**Challenge**
Only the lines from the start of the data below through the line that contains "0.023, 0.022, 0.02];" are to be copied, exactly and without pictures.

**Dataset section**
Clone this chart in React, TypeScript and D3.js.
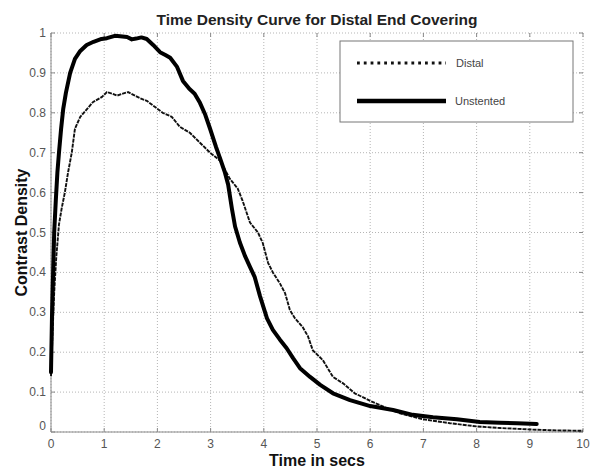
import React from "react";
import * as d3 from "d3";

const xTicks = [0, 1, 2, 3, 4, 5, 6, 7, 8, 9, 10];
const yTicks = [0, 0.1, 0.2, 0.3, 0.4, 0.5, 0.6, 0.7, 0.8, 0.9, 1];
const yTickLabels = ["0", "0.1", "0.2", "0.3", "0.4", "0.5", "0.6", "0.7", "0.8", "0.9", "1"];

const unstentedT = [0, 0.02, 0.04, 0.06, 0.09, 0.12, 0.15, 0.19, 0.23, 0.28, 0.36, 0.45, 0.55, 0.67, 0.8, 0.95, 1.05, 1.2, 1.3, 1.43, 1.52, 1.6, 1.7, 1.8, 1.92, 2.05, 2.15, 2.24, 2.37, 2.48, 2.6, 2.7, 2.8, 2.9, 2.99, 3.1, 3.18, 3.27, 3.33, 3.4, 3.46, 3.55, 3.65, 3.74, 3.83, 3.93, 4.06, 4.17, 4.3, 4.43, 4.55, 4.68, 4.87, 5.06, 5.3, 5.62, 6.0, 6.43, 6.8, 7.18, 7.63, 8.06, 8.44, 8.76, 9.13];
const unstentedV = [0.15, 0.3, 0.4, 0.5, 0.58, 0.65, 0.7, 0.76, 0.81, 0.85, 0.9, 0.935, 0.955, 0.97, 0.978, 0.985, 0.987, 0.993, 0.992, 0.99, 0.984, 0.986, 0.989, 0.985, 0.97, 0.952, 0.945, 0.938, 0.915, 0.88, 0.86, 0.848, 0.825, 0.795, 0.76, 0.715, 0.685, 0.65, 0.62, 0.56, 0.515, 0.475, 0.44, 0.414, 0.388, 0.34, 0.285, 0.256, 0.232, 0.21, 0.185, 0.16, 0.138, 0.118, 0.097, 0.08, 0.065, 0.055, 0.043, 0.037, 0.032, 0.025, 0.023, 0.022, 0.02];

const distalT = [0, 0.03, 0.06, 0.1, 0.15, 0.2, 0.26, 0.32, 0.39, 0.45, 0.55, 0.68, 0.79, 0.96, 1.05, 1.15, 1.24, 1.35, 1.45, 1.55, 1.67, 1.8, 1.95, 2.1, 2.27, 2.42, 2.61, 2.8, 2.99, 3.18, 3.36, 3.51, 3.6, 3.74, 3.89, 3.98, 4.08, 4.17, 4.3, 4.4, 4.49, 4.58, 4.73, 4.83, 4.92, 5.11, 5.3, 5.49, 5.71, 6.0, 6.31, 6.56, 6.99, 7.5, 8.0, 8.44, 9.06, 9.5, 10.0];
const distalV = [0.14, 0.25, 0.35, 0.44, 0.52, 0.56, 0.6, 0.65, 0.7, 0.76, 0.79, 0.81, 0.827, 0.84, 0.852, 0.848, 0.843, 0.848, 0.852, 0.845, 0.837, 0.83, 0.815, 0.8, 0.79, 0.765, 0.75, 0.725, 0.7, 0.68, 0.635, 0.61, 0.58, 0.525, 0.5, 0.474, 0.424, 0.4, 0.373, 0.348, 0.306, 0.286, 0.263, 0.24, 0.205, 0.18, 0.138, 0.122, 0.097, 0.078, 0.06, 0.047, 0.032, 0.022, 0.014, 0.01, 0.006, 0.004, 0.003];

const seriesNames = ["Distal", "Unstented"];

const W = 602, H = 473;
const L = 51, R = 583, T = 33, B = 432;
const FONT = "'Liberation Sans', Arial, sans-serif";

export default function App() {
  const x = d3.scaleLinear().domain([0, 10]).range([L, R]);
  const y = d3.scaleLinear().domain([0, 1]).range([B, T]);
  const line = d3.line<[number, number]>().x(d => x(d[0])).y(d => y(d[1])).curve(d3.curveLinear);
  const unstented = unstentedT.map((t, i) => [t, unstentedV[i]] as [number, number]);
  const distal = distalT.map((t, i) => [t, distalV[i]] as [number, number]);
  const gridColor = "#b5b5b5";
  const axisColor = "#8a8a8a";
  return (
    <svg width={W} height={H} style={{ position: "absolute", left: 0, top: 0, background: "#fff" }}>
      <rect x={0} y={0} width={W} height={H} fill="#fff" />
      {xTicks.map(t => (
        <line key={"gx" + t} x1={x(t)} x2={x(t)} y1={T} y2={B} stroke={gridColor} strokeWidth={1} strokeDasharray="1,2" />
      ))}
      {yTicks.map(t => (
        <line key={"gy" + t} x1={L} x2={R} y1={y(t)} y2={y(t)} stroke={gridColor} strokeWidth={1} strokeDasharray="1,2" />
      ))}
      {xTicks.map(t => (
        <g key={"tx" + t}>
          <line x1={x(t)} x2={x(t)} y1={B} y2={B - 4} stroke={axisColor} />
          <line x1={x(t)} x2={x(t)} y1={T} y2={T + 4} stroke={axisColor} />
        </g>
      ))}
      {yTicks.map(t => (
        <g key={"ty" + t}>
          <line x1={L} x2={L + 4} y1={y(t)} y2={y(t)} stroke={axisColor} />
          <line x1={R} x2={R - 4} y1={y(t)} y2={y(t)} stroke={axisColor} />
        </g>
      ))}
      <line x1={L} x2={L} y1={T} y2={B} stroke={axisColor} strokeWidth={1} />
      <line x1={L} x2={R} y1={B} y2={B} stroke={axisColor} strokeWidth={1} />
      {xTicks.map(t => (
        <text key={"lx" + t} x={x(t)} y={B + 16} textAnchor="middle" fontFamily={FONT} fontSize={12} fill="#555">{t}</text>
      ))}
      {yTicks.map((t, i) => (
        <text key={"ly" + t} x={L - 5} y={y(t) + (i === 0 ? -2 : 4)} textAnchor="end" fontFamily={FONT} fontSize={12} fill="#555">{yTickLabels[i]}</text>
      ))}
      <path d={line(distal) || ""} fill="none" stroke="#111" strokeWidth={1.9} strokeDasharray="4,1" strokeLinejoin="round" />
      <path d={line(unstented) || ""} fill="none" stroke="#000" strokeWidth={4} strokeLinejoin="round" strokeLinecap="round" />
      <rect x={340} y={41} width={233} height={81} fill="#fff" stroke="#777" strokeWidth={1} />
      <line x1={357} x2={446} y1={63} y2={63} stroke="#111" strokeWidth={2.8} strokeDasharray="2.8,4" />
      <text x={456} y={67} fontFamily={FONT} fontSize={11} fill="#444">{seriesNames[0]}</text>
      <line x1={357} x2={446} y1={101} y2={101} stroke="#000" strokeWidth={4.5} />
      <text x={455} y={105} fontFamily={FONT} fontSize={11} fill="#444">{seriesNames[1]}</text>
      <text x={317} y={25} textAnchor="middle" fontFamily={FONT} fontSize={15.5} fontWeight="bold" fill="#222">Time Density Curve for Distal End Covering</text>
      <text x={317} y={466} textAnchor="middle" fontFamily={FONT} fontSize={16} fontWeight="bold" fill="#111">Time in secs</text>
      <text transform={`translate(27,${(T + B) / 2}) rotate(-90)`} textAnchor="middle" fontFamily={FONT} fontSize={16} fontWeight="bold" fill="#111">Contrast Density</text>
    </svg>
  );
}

**Exercise response**
Clone this chart in React, TypeScript and D3.js.
import React from "react";
import * as d3 from "d3";

const xTicks = [0, 1, 2, 3, 4, 5, 6, 7, 8, 9, 10];
const yTicks = [0, 0.1, 0.2, 0.3, 0.4, 0.5, 0.6, 0.7, 0.8, 0.9, 1];
const yTickLabels = ["0", "0.1", "0.2", "0.3", "0.4", "0.5", "0.6", "0.7", "0.8", "0.9", "1"];

const unstentedT = [0, 0.02, 0.04, 0.06, 0.09, 0.12, 0.15, 0.19, 0.23, 0.28, 0.36, 0.45, 0.55, 0.67, 0.8, 0.95, 1.05, 1.2, 1.3, 1.43, 1.52, 1.6, 1.7, 1.8, 1.92, 2.05, 2.15, 2.24, 2.37, 2.48, 2.6, 2.7, 2.8, 2.9, 2.99, 3.1, 3.18, 3.27, 3.33, 3.4, 3.46, 3.55, 3.65, 3.74, 3.83, 3.93, 4.06, 4.17, 4.3, 4.43, 4.55, 4.68, 4.87, 5.06, 5.3, 5.62, 6.0, 6.43, 6.8, 7.18, 7.63, 8.06, 8.44, 8.76, 9.13];
const unstentedV = [0.15, 0.3, 0.4, 0.5, 0.58, 0.65, 0.7, 0.76, 0.81, 0.85, 0.9, 0.935, 0.955, 0.97, 0.978, 0.985, 0.987, 0.993, 0.992, 0.99, 0.984, 0.986, 0.989, 0.985, 0.97, 0.952, 0.945, 0.938, 0.915, 0.88, 0.86, 0.848, 0.825, 0.795, 0.76, 0.715, 0.685, 0.65, 0.62, 0.56, 0.515, 0.475, 0.44, 0.414, 0.388, 0.34, 0.285, 0.256, 0.232, 0.21, 0.185, 0.16, 0.138, 0.118, 0.097, 0.08, 0.065, 0.055, 0.043, 0.037, 0.032, 0.025, 0.023, 0.022, 0.02];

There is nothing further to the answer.